— Start —
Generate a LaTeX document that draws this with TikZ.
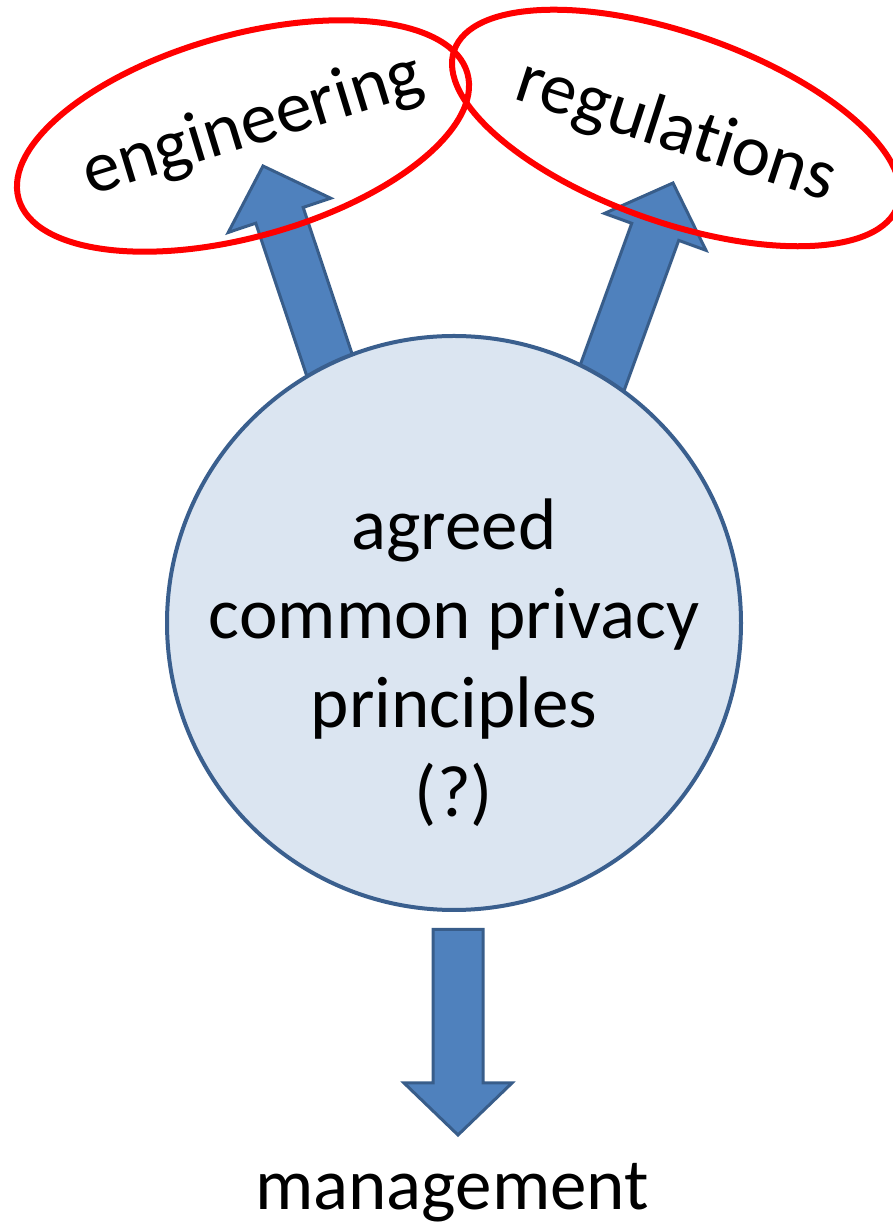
\documentclass[tikz,border=0pt]{standalone}
\usepackage{fontspec}
\setmainfont{Carlito}[Ligatures=NoCommon]
\usetikzlibrary{calc,shapes.geometric}
\definecolor{arrowfill}{HTML}{4F81BD}
\definecolor{arrowline}{HTML}{385D8A}
\definecolor{circfill}{HTML}{DBE5F1}
\definecolor{circline}{HTML}{3A5F8E}
\newcommand\blockarrow[3]{%
  \coordinate (#1-m) at ($(#3)!52pt!(#2)$);
  \draw[barrow] ($(#2)!25pt!-90:(#3)$) -- ($(#1-m)!25pt!-90:(#3)$)
    -- ($(#1-m)!54pt!-90:(#3)$) -- (#3) -- ($(#1-m)!54pt!90:(#3)$)
    -- ($(#1-m)!25pt!90:(#3)$) -- ($(#2)!25pt!90:(#3)$) -- cycle;}
\begin{document}
\begin{tikzpicture}[x=1pt,y=1pt,
  barrow/.style={fill=arrowfill, draw=arrowline, line width=3pt, line join=miter},
  ring/.style={ellipse, draw=red, line width=6pt, inner sep=0pt},
  lbl/.style={font=\fontsize{73}{89}\selectfont, inner sep=0pt}]
\useasboundingbox (0,0) rectangle (893,1227);
% arrow end points
\coordinate (lbase) at (339,833.5);
\coordinate (ltip) at (263,1061);
\coordinate (rbase) at (591,818.5);
\coordinate (rtip) at (673,1044);
\coordinate (dtop) at (458,297.5);
\coordinate (dtip) at (458,92);
\blockarrow{la}{lbase}{ltip}
\blockarrow{ra}{rbase}{rtip}
\blockarrow{da}{dtop}{dtip}
% red ellipses
\node[ring, minimum width=466pt, minimum height=202pt, rotate=15.6] (eng) at (243,1091) {};
\node[ring, minimum width=470pt, minimum height=189pt, rotate=-19.3] (reg) at (676,1099) {};
\node[lbl, rotate=17] (engt) at (253,1101) {engineering};
\node[lbl, rotate=-18] (regt) at (676,1095) {regulations};
% circle
\node[circle, fill=circfill, draw=circline, line width=4pt, minimum size=574pt, inner sep=0pt] (circ) at (454,604) {};
\node[lbl, align=center, anchor=base] (txt) at (454,410) {agreed\\common privacy\\principles\\(?)};
\node[lbl, anchor=base] (mgmt) at (452,17) {management};
\end{tikzpicture}
\end{document}
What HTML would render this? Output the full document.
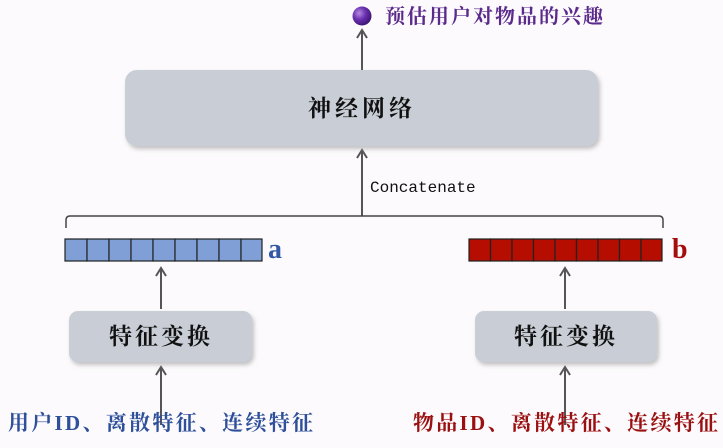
<!DOCTYPE html>
<html><head><meta charset="utf-8"><style>
html,body{margin:0;padding:0;background:#fcfafc;}
svg text{font-family:"Liberation Serif","Noto Serif CJK SC",serif;}
</style></head><body>
<svg width="723" height="443" viewBox="0 0 723 443" xmlns="http://www.w3.org/2000/svg">
<defs>
<radialGradient id="ball" cx="0.35" cy="0.35" r="0.7"><stop offset="0" stop-color="#b58be0"/><stop offset="0.5" stop-color="#6a2fb0"/><stop offset="1" stop-color="#3d1470"/></radialGradient>
<filter id="sh" x="-5%" y="-10%" width="115%" height="130%"><feDropShadow dx="2" dy="3" stdDeviation="2" flood-color="#888" flood-opacity="0.5"/></filter>
</defs>
<rect width="723" height="443" fill="#fcfafc"/>
<circle cx="362" cy="16" r="9.5" fill="url(#ball)"/>
<text x="385" y="23" font-size="20" font-weight="bold" fill="#5a2a8c" letter-spacing="2">预估用户对物品的兴趣</text>
<g stroke="#555" stroke-width="2" fill="none">
<line x1="362" y1="70" x2="362" y2="30"/><path d="M357,38 L362,30 L367,38"/>
<line x1="362" y1="216" x2="362" y2="150"/><path d="M357,158 L362,150 L367,158"/>
<line x1="161" y1="309" x2="161" y2="268"/><path d="M156,276 L161,268 L166,276"/>
<line x1="565" y1="309" x2="565" y2="268"/><path d="M560,276 L565,268 L570,276"/>
<line x1="161" y1="425" x2="161" y2="367"/><path d="M156,375 L161,367 L166,375"/>
<line x1="565" y1="425" x2="565" y2="367"/><path d="M560,375 L565,367 L570,375"/>
</g>
<rect x="125" y="70" width="473" height="76" rx="12" fill="#c9ced6" filter="url(#sh)"/>
<text x="362" y="116" font-size="23" font-weight="bold" text-anchor="middle" fill="#111" letter-spacing="4">神经网络</text>
<text x="370" y="192" font-size="16" fill="#111" style="font-family:'Liberation Mono',monospace">Concatenate</text>
<path d="M66,228 L66,220 Q66,216 70,216 L659,216 Q663,216 663,220 L663,228" fill="none" stroke="#444" stroke-width="1.5"/>
<g stroke="#222" stroke-width="1.2" fill="#7f9fd6">
<rect x="65" y="239" width="22" height="22"/><rect x="87" y="239" width="22" height="22"/><rect x="109" y="239" width="22" height="22"/><rect x="131" y="239" width="22" height="22"/><rect x="153" y="239" width="22" height="22"/><rect x="175" y="239" width="22" height="22"/><rect x="197" y="239" width="22" height="22"/><rect x="219" y="239" width="22" height="22"/><rect x="241" y="239" width="21" height="22"/>
</g>
<text x="268" y="258" font-size="28" font-weight="bold" fill="#3358a6">a</text>
<g stroke="#222" stroke-width="1.2" fill="#b50d00">
<rect x="469" y="239" width="21.5" height="22"/><rect x="490.5" y="239" width="21.5" height="22"/><rect x="512" y="239" width="21.5" height="22"/><rect x="533.5" y="239" width="21.5" height="22"/><rect x="555" y="239" width="21.5" height="22"/><rect x="576.5" y="239" width="21.5" height="22"/><rect x="598" y="239" width="21.5" height="22"/><rect x="619.5" y="239" width="21.5" height="22"/><rect x="641" y="239" width="21" height="22"/>
</g>
<text x="672" y="258" font-size="28" font-weight="bold" fill="#a50d0d">b</text>
<rect x="69" y="311" width="183" height="51" rx="9" fill="#c9ced6" filter="url(#sh)"/>
<rect x="475" y="311" width="182" height="51" rx="9" fill="#c9ced6" filter="url(#sh)"/>
<text x="161" y="344" font-size="23" font-weight="bold" text-anchor="middle" fill="#111" letter-spacing="3">特征变换</text>
<text x="566" y="344" font-size="23" font-weight="bold" text-anchor="middle" fill="#111" letter-spacing="3">特征变换</text>
<text x="8" y="430" font-size="21" font-weight="bold" fill="#2e4f9a" textLength="305" lengthAdjust="spacing">用户ID、离散特征、连续特征</text>
<text x="413" y="430" font-size="21" font-weight="bold" fill="#9a1010" textLength="305" lengthAdjust="spacing">物品ID、离散特征、连续特征</text>
</svg>
</body></html>
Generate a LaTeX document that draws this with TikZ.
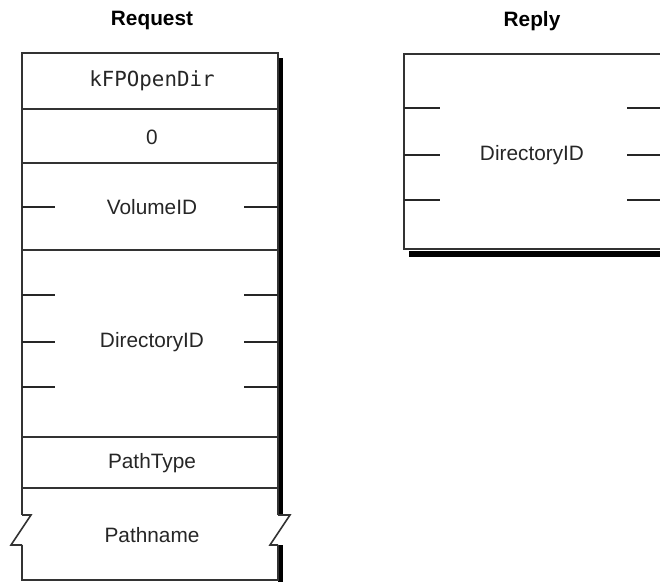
— End —
■ **Problem**:
Transcribe the records above exactly, leaving out every picture.

■ **Written response**:
Generate a LaTeX document that draws this with TikZ.
\documentclass[tikz,border=0pt]{standalone}
\usepackage{fontspec}
\setmainfont{Carlito}[Ligatures=NoCommon]
\usetikzlibrary{calc,shapes.geometric}
\definecolor{arrowfill}{HTML}{4F81BD}
\definecolor{arrowline}{HTML}{385D8A}
\definecolor{circfill}{HTML}{DBE5F1}
\definecolor{circline}{HTML}{3A5F8E}
\newcommand\blockarrow[3]{%
  \coordinate (#1-m) at ($(#3)!52pt!(#2)$);
  \draw[barrow] ($(#2)!25pt!-90:(#3)$) -- ($(#1-m)!25pt!-90:(#3)$)
    -- ($(#1-m)!54pt!-90:(#3)$) -- (#3) -- ($(#1-m)!54pt!90:(#3)$)
    -- ($(#1-m)!25pt!90:(#3)$) -- ($(#2)!25pt!90:(#3)$) -- cycle;}
\begin{document}
\begin{tikzpicture}[x=1pt,y=1pt,
  barrow/.style={fill=arrowfill, draw=arrowline, line width=3pt, line join=miter},
  ring/.style={ellipse, draw=red, line width=6pt, inner sep=0pt},
  lbl/.style={font=\fontsize{73}{89}\selectfont, inner sep=0pt}]
\useasboundingbox (0,0) rectangle (893,1227);
% arrow end points
\coordinate (lbase) at (339,833.5);
\coordinate (ltip) at (263,1061);
\coordinate (rbase) at (591,818.5);
\coordinate (rtip) at (673,1044);
\coordinate (dtop) at (458,297.5);
\coordinate (dtip) at (458,92);
\blockarrow{la}{lbase}{ltip}
\blockarrow{ra}{rbase}{rtip}
\blockarrow{da}{dtop}{dtip}
% red ellipses
\node[ring, minimum width=466pt, minimum height=202pt, rotate=15.6] (eng) at (243,1091) {};
\node[ring, minimum width=470pt, minimum height=189pt, rotate=-19.3] (reg) at (676,1099) {};
\node[lbl, rotate=17] (engt) at (253,1101) {engineering};
\node[lbl, rotate=-18] (regt) at (676,1095) {regulations};
% circle
\node[circle, fill=circfill, draw=circline, line width=4pt, minimum size=574pt, inner sep=0pt] (circ) at (454,604) {};
\node[lbl, align=center, anchor=base] (txt) at (454,410) {agreed\\common privacy\\principles\\(?)};
\node[lbl, anchor=base] (mgmt) at (452,17) {management};
\end{tikzpicture}
\end{document}
What HTML would render this? Output the full document.
<!DOCTYPE html>
<html><head><meta charset="utf-8"><style>
html,body{margin:0;padding:0;background:#fcfafc;}
svg text{font-family:"Liberation Serif","Noto Serif CJK SC",serif;}
</style></head><body>
<svg width="723" height="443" viewBox="0 0 723 443" xmlns="http://www.w3.org/2000/svg">
<defs>
<radialGradient id="ball" cx="0.35" cy="0.35" r="0.7"><stop offset="0" stop-color="#b58be0"/><stop offset="0.5" stop-color="#6a2fb0"/><stop offset="1" stop-color="#3d1470"/></radialGradient>
<filter id="sh" x="-5%" y="-10%" width="115%" height="130%"><feDropShadow dx="2" dy="3" stdDeviation="2" flood-color="#888" flood-opacity="0.5"/></filter>
</defs>
<rect width="723" height="443" fill="#fcfafc"/>
<circle cx="362" cy="16" r="9.5" fill="url(#ball)"/>
<text x="385" y="23" font-size="20" font-weight="bold" fill="#5a2a8c" letter-spacing="2">预估用户对物品的兴趣</text>
<g stroke="#555" stroke-width="2" fill="none">
<line x1="362" y1="70" x2="362" y2="30"/><path d="M357,38 L362,30 L367,38"/>
<line x1="362" y1="216" x2="362" y2="150"/><path d="M357,158 L362,150 L367,158"/>
<line x1="161" y1="309" x2="161" y2="268"/><path d="M156,276 L161,268 L166,276"/>
<line x1="565" y1="309" x2="565" y2="268"/><path d="M560,276 L565,268 L570,276"/>
<line x1="161" y1="425" x2="161" y2="367"/><path d="M156,375 L161,367 L166,375"/>
<line x1="565" y1="425" x2="565" y2="367"/><path d="M560,375 L565,367 L570,375"/>
</g>
<rect x="125" y="70" width="473" height="76" rx="12" fill="#c9ced6" filter="url(#sh)"/>
<text x="362" y="116" font-size="23" font-weight="bold" text-anchor="middle" fill="#111" letter-spacing="4">神经网络</text>
<text x="370" y="192" font-size="16" fill="#111" style="font-family:'Liberation Mono',monospace">Concatenate</text>
<path d="M66,228 L66,220 Q66,216 70,216 L659,216 Q663,216 663,220 L663,228" fill="none" stroke="#444" stroke-width="1.5"/>
<g stroke="#222" stroke-width="1.2" fill="#7f9fd6">
<rect x="65" y="239" width="22" height="22"/><rect x="87" y="239" width="22" height="22"/><rect x="109" y="239" width="22" height="22"/><rect x="131" y="239" width="22" height="22"/><rect x="153" y="239" width="22" height="22"/><rect x="175" y="239" width="22" height="22"/><rect x="197" y="239" width="22" height="22"/><rect x="219" y="239" width="22" height="22"/><rect x="241" y="239" width="21" height="22"/>
</g>
<text x="268" y="258" font-size="28" font-weight="bold" fill="#3358a6">a</text>
<g stroke="#222" stroke-width="1.2" fill="#b50d00">
<rect x="469" y="239" width="21.5" height="22"/><rect x="490.5" y="239" width="21.5" height="22"/><rect x="512" y="239" width="21.5" height="22"/><rect x="533.5" y="239" width="21.5" height="22"/><rect x="555" y="239" width="21.5" height="22"/><rect x="576.5" y="239" width="21.5" height="22"/><rect x="598" y="239" width="21.5" height="22"/><rect x="619.5" y="239" width="21.5" height="22"/><rect x="641" y="239" width="21" height="22"/>
</g>
<text x="672" y="258" font-size="28" font-weight="bold" fill="#a50d0d">b</text>
<rect x="69" y="311" width="183" height="51" rx="9" fill="#c9ced6" filter="url(#sh)"/>
<rect x="475" y="311" width="182" height="51" rx="9" fill="#c9ced6" filter="url(#sh)"/>
<text x="161" y="344" font-size="23" font-weight="bold" text-anchor="middle" fill="#111" letter-spacing="3">特征变换</text>
<text x="566" y="344" font-size="23" font-weight="bold" text-anchor="middle" fill="#111" letter-spacing="3">特征变换</text>
<text x="8" y="430" font-size="21" font-weight="bold" fill="#2e4f9a" textLength="305" lengthAdjust="spacing">用户ID、离散特征、连续特征</text>
<text x="413" y="430" font-size="21" font-weight="bold" fill="#9a1010" textLength="305" lengthAdjust="spacing">物品ID、离散特征、连续特征</text>
</svg>
</body></html>
Generate a LaTeX document that draws this with TikZ.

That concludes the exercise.